Optimal generalisation and learning transition in extensive-width shallow neural networks near interpolation
This provides theoretical insights into the learning dynamics of neural networks for researchers in machine learning theory, though it is incremental as it builds on existing teacher-student models.
The paper tackles the problem of understanding the generalization behavior of wide shallow neural networks near the interpolation threshold, revealing a discontinuous phase transition between a 'universal' phase with slow error decay and a 'specialisation' phase with faster decay dependent on weight distributions.

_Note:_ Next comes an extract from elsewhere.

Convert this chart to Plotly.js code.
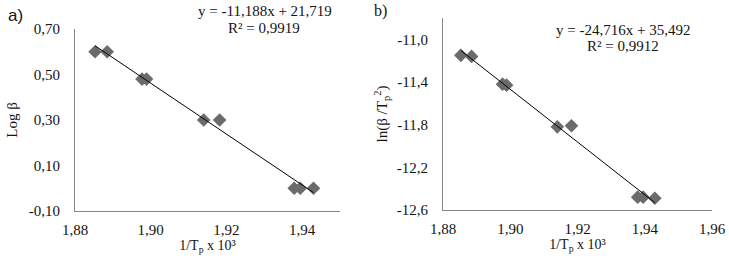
<!DOCTYPE html>
<html><head><meta charset="utf-8">
<script src="https://cdn.plot.ly/plotly-3.0.1.min.js"></script>
<style>html,body{margin:0;padding:0;background:#fff}#chart{width:729px;height:261px}</style>
</head><body><div id="chart"></div>
<script>
// 1/Tp x 10^3 values (shared by both panels)
const invTp = [1.8853, 1.8885, 1.8977, 1.8989, 1.9140, 1.9182, 1.9379, 1.9395, 1.9430];
// panel a) Log beta
const logBeta = [0.60, 0.60, 0.48, 0.48, 0.30, 0.30, 0.00, 0.00, 0.00];
// panel b) ln(beta/Tp^2)
const lnBetaTp2 = [-11.15, -11.16, -11.42, -11.43, -11.82, -11.81, -12.48, -12.48, -12.49];
// linear trendlines (slope, intercept) as printed on the chart
const slopes = [-11.188, -24.716];
const intercepts = [21.719, 35.492];
const r2 = ['0,9919', '0,9912'];
const eqText = ['y = -11,188x + 21,719', 'y = -24,716x + 35,492'];
// tick values / labels
const xTickVals = [1.88, 1.90, 1.92, 1.94, 1.96];
const xTickText = ['1,88', '1,90', '1,92', '1,94', '1,96'];
const yTickValsA = [-0.10, 0.10, 0.30, 0.50, 0.70];
const yTickTextA = ['-0,10', '0,10', '0,30', '0,50', '0,70'];
const yTickValsB = [-12.6, -12.2, -11.8, -11.4, -11.0];
const yTickTextB = ['-12,6', '-12,2', '-11,8', '-11,4', '-11,0'];

const W = 729, H = 261;
const px = v => v / W, py = v => 1 - v / H;

const xMin = Math.min(...invTp), xMax = Math.max(...invTp);
const trendX = [xMin, xMax];
const trendA = trendX.map(x => slopes[0] * x + intercepts[0]);
const trendB = trendX.map(x => slopes[1] * x + intercepts[1]);

const serif = '"Liberation Serif", "Times New Roman", serif';
const txt = '#141414';
const markerStyle = {symbol: 'diamond', size: 10.5, color: '#6b6b6b', line: {width: 0}};

const traces = [
  {x: invTp, y: logBeta, type: 'scatter', mode: 'markers', marker: markerStyle, xaxis: 'x', yaxis: 'y', hoverinfo: 'skip'},
  {x: trendX, y: trendA, type: 'scatter', mode: 'lines', line: {color: '#000', width: 1}, xaxis: 'x', yaxis: 'y', hoverinfo: 'skip'},
  {x: invTp, y: lnBetaTp2, type: 'scatter', mode: 'markers', marker: markerStyle, xaxis: 'x2', yaxis: 'y2', hoverinfo: 'skip'},
  {x: trendX, y: trendB, type: 'scatter', mode: 'lines', line: {color: '#000', width: 1}, xaxis: 'x2', yaxis: 'y2', hoverinfo: 'skip'}
];

const axisCommon = {
  showline: true, linecolor: '#868686', linewidth: 1, showgrid: false, zeroline: false,
  ticks: '', tickfont: {family: serif, size: 15, color: txt}, tickmode: 'array', automargin: false
};

const xTitle = '1/T<sub>p</sub> x 10³';

const layout = {
  width: W, height: H, margin: {l: 0, r: 0, t: 0, b: 0},
  paper_bgcolor: '#fff', plot_bgcolor: '#fff', showlegend: false,
  xaxis: Object.assign({}, axisCommon, {
    domain: [px(75), px(340)], range: [1.88, 1.95], anchor: 'y',
    tickvals: xTickVals.slice(0, 4), ticktext: xTickText.slice(0, 4), ticklabelstandoff: 5,
    title: {text: xTitle, font: {family: serif, size: 14, color: txt}, standoff: 2}
  }),
  yaxis: Object.assign({}, axisCommon, {
    domain: [py(211), py(29)], range: [-0.10, 0.70], anchor: 'x',
    tickvals: yTickValsA, ticktext: yTickTextA, ticklabelstandoff: 11,
    title: {text: 'Log β', font: {family: serif, size: 15, color: txt}, standoff: 7}
  }),
  xaxis2: Object.assign({}, axisCommon, {
    domain: [px(443), px(712)], range: [1.88, 1.96], anchor: 'y2',
    tickvals: xTickVals, ticktext: xTickText, ticklabelstandoff: 5,
    title: {text: xTitle, font: {family: serif, size: 14, color: txt}, standoff: 2}
  }),
  yaxis2: Object.assign({}, axisCommon, {
    domain: [py(210), py(18)], range: [-12.6, -10.8], anchor: 'x2',
    tickvals: yTickValsB, ticktext: yTickTextB, ticklabelstandoff: 11,
    title: {text: 'ln(β /T<sub>p</sub><sup>2</sup>)', font: {family: serif, size: 15, color: txt}, standoff: 5}
  }),
  annotations: [
    {xref: 'paper', yref: 'paper', x: px(16), y: py(15), text: 'a)', showarrow: false,
     font: {family: '"Liberation Sans", Arial, sans-serif', size: 17, color: txt}, xanchor: 'center', yanchor: 'middle'},
    {xref: 'paper', yref: 'paper', x: px(380), y: py(11), text: 'b)', showarrow: false,
     font: {family: serif, size: 16, color: txt}, xanchor: 'center', yanchor: 'middle'},
    {xref: 'paper', yref: 'paper', x: px(265), y: py(11), text: eqText[0], showarrow: false,
     font: {family: serif, size: 15, color: txt}, xanchor: 'center', yanchor: 'middle'},
    {xref: 'paper', yref: 'paper', x: px(264), y: py(28), text: 'R² = ' + r2[0], showarrow: false,
     font: {family: serif, size: 15, color: txt}, xanchor: 'center', yanchor: 'middle'},
    {xref: 'paper', yref: 'paper', x: px(623), y: py(30), text: eqText[1], showarrow: false,
     font: {family: serif, size: 15, color: txt}, xanchor: 'center', yanchor: 'middle'},
    {xref: 'paper', yref: 'paper', x: px(623), y: py(46), text: 'R² = ' + r2[1], showarrow: false,
     font: {family: serif, size: 15, color: txt}, xanchor: 'center', yanchor: 'middle'}
  ]
};

Plotly.newPlot('chart', traces, layout, {displayModeBar: false, staticPlot: true});
</script>
</body></html>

We consider a teacher-student model of supervised learning with a fully-trained two-layer neural network whose width $k$ and input dimension $d$ are large and proportional. We provide an effective theory for approximating the Bayes-optimal generalisation error of the network for any activation function in the regime of sample size $n$ scaling quadratically with the input dimension, i.e., around the interpolation threshold where the number of trainable parameters $kd+k$ and of data $n$ are comparable. Our analysis tackles generic weight distributions. We uncover a discontinuous phase transition separating a "universal" phase from a "specialisation" phase. In the first, the generalisation error is independent of the weight distribution and decays slowly with the sampling rate $n/d^2$, with the student learning only some non-linear combinations of the teacher weights. In the latter, the error is weight distribution-dependent and decays faster due to the alignment of the student towards the teacher network. We thus unveil the existence of a highly predictive solution near interpolation, which is however potentially hard to find by practical algorithms.